The urgency of his message, which challenges some conventional wisdoms, has begun to reverberate. Even though the CSIRO produced a positive report about Andrews's methods at his property at Bylong 10 years ago, nothing has ever developed. Tired of the inertia, the billionaire Gerry Harvey has undertaken to finance Andrews's work as he develops other examples which show how his system works. Another billionaire, Dick Pratt, is financing a scientific review committee to analyse Andrews's progress.

The Deputy Prime Minister and leader of the National Party, John Anderson, has allowed Andrews to begin working on his drought-affected property. The head of the CSIRO's land and water division, Dr John Williams, a guru in the field of land conservation, is has become an active supporter of Andrews.

At 2.30 on Monday afternoon, while Canberra was still shrouded in a surreal haze and fires were burning near the city's edges, Williams, Andrews and several land scientists, including Dr David Mitchell, gave a briefing to federal officials at the Edmund Barton Building about the underlying causes and solutions of the nation's chronic fire and salinisation cycles.

"I was shocked by the response [by Friday], I couldn't find a room big enough to accommodate all the people who wanted to come," said Gary Reynolds, an economist with the National Action Plan for Salinity and Water Quality, who organised the briefing. "We got about 60 people, even though by Monday a lot of staff were away because their suburbs had been burnt over the weekend and we only had about a third of the staff here."

Some of what they heard was shocking. The briefing was told that without major reforms the city of Perth could become "extinct". Perth is dependent on a fresh water bubble beneath the city but if that water level is further depleted by another 20 metres, the water pressure will decline and saltwater will begin to seep into the system from the nearby sea. That would be the end of Perth's water supply.

Inevitably, there are contradictions to the alarm of people like Flannery, Andrews and Mitchell.

"A reversion of the Australia that has been created this past 200 years to some premodern paradise cannot provide us with the quality of life we want," says Dr Alan Moran, director of the Deregulation Unit at the Institute of Public Affairs, in the latest IPA Review.

"The very hot forest fires that have been experienced in areas locked up in national parks is one consequence of attempting to forgo management and use of the forests.'

He is stridently suspicious of the agenda of the Wentworth Group, the 11 scientists advising the Federal Government on soil and water depletion, of which Flannery and Williams are leading members. In November, the Wentworth Group issued a report, Blueprint For a Living Nation, which warned: "Our continent is falling apart."

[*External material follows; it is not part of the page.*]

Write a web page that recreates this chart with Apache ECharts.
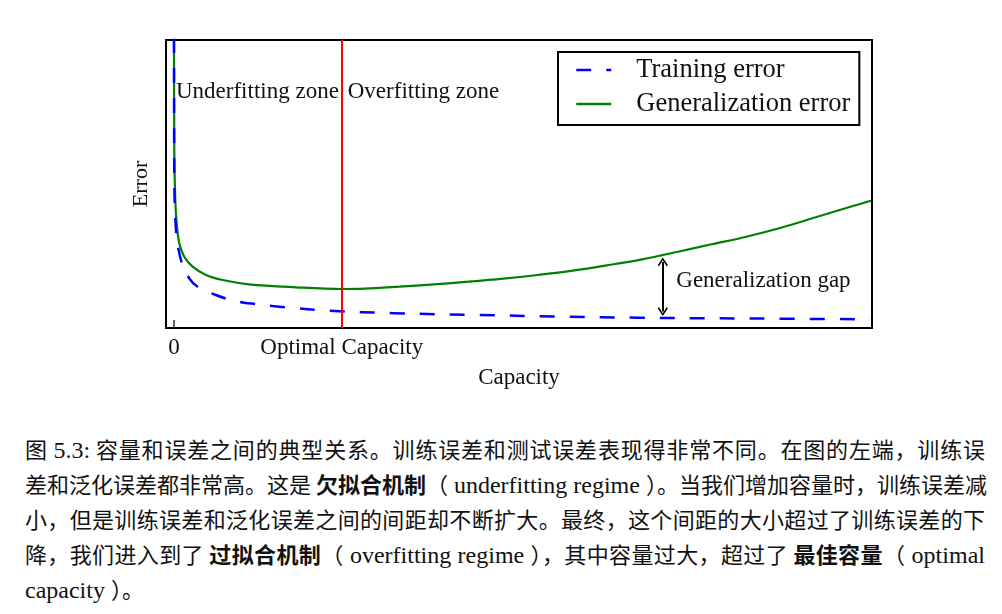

Moran dissents: "The Wentworth Group offers us little useful guidance for the future. With Rousseau-like nostalgia, the group harks back to an Arcadian Australia in the 45,000 years before European settlement ... [But] the premodern environment was bitterly hostile to mankind, with starvation and massive floods punctuating great periods of drought ..."

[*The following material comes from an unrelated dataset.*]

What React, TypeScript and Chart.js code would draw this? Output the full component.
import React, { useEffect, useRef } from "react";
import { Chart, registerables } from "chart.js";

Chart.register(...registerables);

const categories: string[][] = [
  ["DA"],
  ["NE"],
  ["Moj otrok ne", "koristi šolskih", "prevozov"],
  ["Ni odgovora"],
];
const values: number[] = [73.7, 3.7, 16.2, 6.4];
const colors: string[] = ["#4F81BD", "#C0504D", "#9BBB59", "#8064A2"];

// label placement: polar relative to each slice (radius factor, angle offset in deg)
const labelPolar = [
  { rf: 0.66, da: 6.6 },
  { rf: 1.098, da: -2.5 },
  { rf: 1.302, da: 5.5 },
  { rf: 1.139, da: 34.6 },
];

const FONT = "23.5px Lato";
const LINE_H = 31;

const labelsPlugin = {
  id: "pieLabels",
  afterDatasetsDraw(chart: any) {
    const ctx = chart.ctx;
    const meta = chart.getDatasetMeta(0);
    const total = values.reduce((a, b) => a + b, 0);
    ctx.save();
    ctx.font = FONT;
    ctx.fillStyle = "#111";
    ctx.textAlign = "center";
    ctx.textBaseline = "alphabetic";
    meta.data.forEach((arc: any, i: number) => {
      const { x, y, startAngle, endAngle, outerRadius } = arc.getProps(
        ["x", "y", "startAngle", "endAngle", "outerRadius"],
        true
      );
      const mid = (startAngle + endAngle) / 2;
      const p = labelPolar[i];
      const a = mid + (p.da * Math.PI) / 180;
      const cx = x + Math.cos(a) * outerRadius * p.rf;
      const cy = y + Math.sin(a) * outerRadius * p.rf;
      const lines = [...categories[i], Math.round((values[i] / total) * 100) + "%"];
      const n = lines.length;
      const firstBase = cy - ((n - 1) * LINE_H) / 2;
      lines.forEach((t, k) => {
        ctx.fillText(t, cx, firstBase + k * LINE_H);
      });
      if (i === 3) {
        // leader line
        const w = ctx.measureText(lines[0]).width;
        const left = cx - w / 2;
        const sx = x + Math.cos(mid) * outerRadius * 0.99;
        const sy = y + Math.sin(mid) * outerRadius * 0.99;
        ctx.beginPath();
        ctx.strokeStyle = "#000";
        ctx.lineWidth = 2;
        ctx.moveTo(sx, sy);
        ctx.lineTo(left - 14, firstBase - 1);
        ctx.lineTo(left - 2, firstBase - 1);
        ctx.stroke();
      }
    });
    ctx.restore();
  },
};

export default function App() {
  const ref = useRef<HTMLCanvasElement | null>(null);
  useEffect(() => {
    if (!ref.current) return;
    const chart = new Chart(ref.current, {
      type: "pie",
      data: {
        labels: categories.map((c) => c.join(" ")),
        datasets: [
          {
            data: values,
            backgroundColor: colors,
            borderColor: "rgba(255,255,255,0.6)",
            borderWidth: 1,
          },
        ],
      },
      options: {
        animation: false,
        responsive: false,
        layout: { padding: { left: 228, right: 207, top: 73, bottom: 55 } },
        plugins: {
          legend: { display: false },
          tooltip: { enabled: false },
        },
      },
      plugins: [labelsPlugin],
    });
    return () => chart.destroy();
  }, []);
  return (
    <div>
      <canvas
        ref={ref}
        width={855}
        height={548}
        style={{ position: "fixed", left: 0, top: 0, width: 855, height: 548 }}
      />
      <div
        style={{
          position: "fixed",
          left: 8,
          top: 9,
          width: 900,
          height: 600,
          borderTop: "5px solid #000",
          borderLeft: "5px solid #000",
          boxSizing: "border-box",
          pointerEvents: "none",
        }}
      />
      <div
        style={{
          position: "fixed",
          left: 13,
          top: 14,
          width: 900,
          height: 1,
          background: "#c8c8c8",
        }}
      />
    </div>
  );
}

"We do need to make changes to retain a sustainable agriculture. We do need proper allocation of rights to water and an accurate definition of those rights. We do need means of ensuring that one farmer's negative impacts are not borne by another."

There may be fierce debate over solutions, but a big shift has taken place over admitting the scale of the challenge.

"The nation has set a new direction on the issues of soil and water management, which is really encouraging," says Flannery, "but we still haven't realised the gravity of the fire situation. And there is a huge amount of inertia built into the system."

Not as much as a week ago. With Canberra under an Armageddon sky, a sense of the scale, urgency and interconnectedness of Australia's problems with fire and water may at last be taking hold.